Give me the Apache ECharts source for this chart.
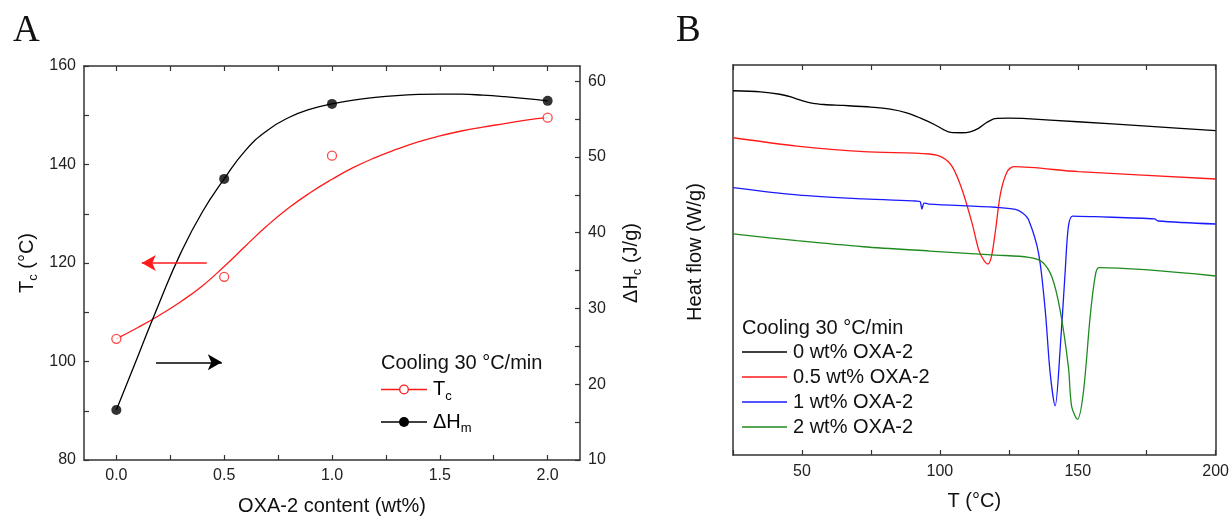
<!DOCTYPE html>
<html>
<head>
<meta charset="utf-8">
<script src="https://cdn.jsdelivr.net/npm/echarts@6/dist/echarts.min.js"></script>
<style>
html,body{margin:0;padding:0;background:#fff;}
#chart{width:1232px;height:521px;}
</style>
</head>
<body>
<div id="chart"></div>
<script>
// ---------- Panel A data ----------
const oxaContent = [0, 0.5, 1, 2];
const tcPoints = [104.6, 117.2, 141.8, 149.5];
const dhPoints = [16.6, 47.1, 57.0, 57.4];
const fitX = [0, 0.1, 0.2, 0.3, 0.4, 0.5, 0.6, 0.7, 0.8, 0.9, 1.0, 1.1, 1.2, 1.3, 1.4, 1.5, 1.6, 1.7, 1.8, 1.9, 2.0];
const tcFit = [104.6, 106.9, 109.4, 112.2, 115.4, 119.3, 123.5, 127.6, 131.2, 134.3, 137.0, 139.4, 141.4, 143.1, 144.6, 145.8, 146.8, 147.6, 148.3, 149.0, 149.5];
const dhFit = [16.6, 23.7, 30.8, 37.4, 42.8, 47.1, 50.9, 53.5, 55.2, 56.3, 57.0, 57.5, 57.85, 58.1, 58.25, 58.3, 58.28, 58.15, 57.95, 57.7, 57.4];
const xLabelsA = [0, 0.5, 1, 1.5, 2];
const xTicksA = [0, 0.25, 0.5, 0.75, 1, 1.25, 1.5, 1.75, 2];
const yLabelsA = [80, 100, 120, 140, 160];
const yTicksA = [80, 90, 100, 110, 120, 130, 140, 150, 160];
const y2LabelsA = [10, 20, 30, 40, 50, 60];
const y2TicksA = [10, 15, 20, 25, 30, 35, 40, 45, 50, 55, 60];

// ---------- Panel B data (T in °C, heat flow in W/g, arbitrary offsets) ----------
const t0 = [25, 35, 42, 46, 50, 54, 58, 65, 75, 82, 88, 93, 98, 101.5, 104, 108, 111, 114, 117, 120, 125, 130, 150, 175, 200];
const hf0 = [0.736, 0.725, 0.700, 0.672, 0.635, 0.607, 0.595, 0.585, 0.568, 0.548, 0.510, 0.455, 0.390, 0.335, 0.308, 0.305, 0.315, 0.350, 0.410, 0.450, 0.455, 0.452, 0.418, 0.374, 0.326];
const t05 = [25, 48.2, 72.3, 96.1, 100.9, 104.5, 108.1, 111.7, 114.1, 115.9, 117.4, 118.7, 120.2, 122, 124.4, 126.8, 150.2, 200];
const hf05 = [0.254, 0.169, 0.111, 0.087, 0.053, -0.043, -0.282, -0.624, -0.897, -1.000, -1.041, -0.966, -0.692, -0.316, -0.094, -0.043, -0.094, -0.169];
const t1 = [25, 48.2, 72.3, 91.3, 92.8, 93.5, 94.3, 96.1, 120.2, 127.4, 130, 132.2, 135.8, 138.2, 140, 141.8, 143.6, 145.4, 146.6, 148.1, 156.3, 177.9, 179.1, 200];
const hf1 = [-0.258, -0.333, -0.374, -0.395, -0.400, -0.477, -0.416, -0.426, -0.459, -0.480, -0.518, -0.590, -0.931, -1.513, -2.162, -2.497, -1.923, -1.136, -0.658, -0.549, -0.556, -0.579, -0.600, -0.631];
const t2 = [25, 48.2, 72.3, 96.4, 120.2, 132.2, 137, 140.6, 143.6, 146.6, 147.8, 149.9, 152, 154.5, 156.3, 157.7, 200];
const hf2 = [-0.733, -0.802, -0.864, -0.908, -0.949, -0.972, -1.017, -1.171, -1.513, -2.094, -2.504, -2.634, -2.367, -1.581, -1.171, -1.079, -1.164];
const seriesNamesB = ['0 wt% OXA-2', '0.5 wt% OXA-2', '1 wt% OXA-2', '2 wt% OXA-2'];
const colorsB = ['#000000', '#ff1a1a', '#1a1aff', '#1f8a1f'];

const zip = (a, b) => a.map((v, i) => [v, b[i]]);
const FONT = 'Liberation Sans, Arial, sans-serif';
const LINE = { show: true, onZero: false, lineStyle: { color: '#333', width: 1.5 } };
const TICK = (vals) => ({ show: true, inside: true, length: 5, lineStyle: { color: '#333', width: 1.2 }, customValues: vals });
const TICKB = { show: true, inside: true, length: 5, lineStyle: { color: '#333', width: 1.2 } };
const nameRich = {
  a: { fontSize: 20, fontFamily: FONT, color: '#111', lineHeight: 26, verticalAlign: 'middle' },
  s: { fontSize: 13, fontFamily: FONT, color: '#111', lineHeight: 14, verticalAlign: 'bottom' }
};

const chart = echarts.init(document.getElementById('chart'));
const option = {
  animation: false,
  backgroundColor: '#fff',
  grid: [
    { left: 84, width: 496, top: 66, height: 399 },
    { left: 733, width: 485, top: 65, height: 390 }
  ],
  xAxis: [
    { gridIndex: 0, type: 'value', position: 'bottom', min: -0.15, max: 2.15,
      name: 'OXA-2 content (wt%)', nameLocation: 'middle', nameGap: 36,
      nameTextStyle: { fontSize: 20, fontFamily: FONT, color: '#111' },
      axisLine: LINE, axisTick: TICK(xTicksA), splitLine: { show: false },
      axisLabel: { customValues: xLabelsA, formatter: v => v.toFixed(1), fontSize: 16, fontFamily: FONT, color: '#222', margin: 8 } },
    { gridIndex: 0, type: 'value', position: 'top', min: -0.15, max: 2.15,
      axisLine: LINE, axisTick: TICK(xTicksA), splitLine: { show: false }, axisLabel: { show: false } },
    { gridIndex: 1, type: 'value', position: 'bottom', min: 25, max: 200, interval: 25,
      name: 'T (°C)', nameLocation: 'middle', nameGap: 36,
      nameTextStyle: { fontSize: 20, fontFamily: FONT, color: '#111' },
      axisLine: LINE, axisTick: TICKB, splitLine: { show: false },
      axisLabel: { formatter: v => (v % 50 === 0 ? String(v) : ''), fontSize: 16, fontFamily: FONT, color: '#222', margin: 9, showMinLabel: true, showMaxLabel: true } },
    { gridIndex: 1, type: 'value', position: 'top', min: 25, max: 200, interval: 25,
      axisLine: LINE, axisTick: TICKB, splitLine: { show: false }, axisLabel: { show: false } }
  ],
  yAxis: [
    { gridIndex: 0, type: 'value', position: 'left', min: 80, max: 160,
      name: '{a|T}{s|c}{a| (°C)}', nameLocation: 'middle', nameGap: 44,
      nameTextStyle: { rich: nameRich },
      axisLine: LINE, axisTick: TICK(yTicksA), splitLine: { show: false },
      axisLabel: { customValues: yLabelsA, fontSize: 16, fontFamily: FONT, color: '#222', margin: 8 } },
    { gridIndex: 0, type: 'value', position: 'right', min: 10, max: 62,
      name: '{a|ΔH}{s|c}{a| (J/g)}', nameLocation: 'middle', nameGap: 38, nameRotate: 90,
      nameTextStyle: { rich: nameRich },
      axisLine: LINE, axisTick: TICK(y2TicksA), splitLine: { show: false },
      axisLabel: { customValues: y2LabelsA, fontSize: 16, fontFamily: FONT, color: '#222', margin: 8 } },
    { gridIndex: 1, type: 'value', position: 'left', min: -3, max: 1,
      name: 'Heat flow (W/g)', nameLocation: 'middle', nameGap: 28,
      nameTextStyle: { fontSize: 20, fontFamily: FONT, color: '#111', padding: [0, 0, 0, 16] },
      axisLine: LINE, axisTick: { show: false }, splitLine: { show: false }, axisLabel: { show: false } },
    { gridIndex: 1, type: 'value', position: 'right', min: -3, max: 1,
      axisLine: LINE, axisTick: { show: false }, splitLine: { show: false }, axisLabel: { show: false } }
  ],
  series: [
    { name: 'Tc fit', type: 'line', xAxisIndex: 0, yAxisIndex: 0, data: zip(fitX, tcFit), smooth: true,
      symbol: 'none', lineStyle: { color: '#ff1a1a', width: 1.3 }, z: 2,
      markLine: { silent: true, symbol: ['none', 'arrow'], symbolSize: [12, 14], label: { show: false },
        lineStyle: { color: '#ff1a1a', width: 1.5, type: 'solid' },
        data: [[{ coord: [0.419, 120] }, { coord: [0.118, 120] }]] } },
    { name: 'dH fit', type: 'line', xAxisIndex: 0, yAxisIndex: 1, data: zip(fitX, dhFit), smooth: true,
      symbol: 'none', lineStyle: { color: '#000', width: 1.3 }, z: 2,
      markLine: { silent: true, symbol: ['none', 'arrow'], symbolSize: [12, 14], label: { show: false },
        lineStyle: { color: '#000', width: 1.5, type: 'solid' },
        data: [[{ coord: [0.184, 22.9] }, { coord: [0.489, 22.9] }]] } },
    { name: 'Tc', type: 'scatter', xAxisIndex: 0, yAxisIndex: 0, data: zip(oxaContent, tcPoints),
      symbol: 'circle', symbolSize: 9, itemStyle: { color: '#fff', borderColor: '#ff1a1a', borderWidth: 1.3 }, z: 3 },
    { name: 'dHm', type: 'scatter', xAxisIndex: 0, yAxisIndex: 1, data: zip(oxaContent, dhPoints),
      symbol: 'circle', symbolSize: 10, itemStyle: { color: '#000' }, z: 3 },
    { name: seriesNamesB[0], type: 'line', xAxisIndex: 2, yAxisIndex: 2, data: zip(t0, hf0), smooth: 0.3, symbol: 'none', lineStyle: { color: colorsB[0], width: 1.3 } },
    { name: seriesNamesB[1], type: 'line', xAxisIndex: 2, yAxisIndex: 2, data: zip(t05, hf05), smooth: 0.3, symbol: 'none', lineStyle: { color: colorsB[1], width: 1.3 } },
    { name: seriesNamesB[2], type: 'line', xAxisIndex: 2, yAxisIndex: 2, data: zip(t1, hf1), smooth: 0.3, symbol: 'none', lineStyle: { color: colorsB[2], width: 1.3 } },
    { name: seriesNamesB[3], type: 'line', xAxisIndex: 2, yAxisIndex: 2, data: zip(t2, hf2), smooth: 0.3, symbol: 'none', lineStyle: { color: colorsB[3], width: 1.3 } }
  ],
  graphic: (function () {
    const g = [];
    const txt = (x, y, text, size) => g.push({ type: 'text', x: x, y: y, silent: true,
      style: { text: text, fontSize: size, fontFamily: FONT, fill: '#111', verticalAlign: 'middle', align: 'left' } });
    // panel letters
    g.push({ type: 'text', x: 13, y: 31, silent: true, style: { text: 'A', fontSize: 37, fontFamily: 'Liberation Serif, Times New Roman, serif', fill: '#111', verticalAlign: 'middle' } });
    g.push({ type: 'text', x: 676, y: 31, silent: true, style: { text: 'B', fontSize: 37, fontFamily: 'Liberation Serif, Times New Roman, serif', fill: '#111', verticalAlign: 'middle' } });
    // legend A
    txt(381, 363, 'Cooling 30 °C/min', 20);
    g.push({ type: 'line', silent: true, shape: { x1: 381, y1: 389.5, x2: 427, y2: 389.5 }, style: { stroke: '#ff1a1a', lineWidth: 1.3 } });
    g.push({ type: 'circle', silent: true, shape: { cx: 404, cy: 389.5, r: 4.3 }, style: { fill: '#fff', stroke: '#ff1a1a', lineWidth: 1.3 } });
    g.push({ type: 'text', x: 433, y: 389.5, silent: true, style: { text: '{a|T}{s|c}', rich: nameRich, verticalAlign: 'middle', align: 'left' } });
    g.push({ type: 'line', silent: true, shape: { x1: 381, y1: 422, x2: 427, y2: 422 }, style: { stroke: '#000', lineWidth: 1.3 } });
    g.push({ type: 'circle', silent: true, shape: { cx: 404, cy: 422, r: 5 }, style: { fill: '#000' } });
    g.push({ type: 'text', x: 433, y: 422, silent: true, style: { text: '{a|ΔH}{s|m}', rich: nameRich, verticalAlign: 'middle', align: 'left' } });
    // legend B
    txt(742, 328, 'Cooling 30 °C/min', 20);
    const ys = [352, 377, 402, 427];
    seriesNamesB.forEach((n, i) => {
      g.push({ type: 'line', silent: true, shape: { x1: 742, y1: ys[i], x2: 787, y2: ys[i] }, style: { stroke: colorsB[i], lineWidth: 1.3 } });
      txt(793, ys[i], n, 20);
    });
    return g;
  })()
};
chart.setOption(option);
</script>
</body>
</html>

▸ GIVEN TASK: Return only the lines running from the top of the data to the line that holds "50, 55, 60];". Include both of those lines, but skip the pictures.

▸ SOLUTION TO THE PROBLEM:
Give me the Apache ECharts source for this chart.
<!DOCTYPE html>
<html>
<head>
<meta charset="utf-8">
<script src="https://cdn.jsdelivr.net/npm/echarts@6/dist/echarts.min.js"></script>
<style>
html,body{margin:0;padding:0;background:#fff;}
#chart{width:1232px;height:521px;}
</style>
</head>
<body>
<div id="chart"></div>
<script>
// ---------- Panel A data ----------
const oxaContent = [0, 0.5, 1, 2];
const tcPoints = [104.6, 117.2, 141.8, 149.5];
const dhPoints = [16.6, 47.1, 57.0, 57.4];
const fitX = [0, 0.1, 0.2, 0.3, 0.4, 0.5, 0.6, 0.7, 0.8, 0.9, 1.0, 1.1, 1.2, 1.3, 1.4, 1.5, 1.6, 1.7, 1.8, 1.9, 2.0];
const tcFit = [104.6, 106.9, 109.4, 112.2, 115.4, 119.3, 123.5, 127.6, 131.2, 134.3, 137.0, 139.4, 141.4, 143.1, 144.6, 145.8, 146.8, 147.6, 148.3, 149.0, 149.5];
const dhFit = [16.6, 23.7, 30.8, 37.4, 42.8, 47.1, 50.9, 53.5, 55.2, 56.3, 57.0, 57.5, 57.85, 58.1, 58.25, 58.3, 58.28, 58.15, 57.95, 57.7, 57.4];
const xLabelsA = [0, 0.5, 1, 1.5, 2];
const xTicksA = [0, 0.25, 0.5, 0.75, 1, 1.25, 1.5, 1.75, 2];
const yLabelsA = [80, 100, 120, 140, 160];
const yTicksA = [80, 90, 100, 110, 120, 130, 140, 150, 160];
const y2LabelsA = [10, 20, 30, 40, 50, 60];
const y2TicksA = [10, 15, 20, 25, 30, 35, 40, 45, 50, 55, 60];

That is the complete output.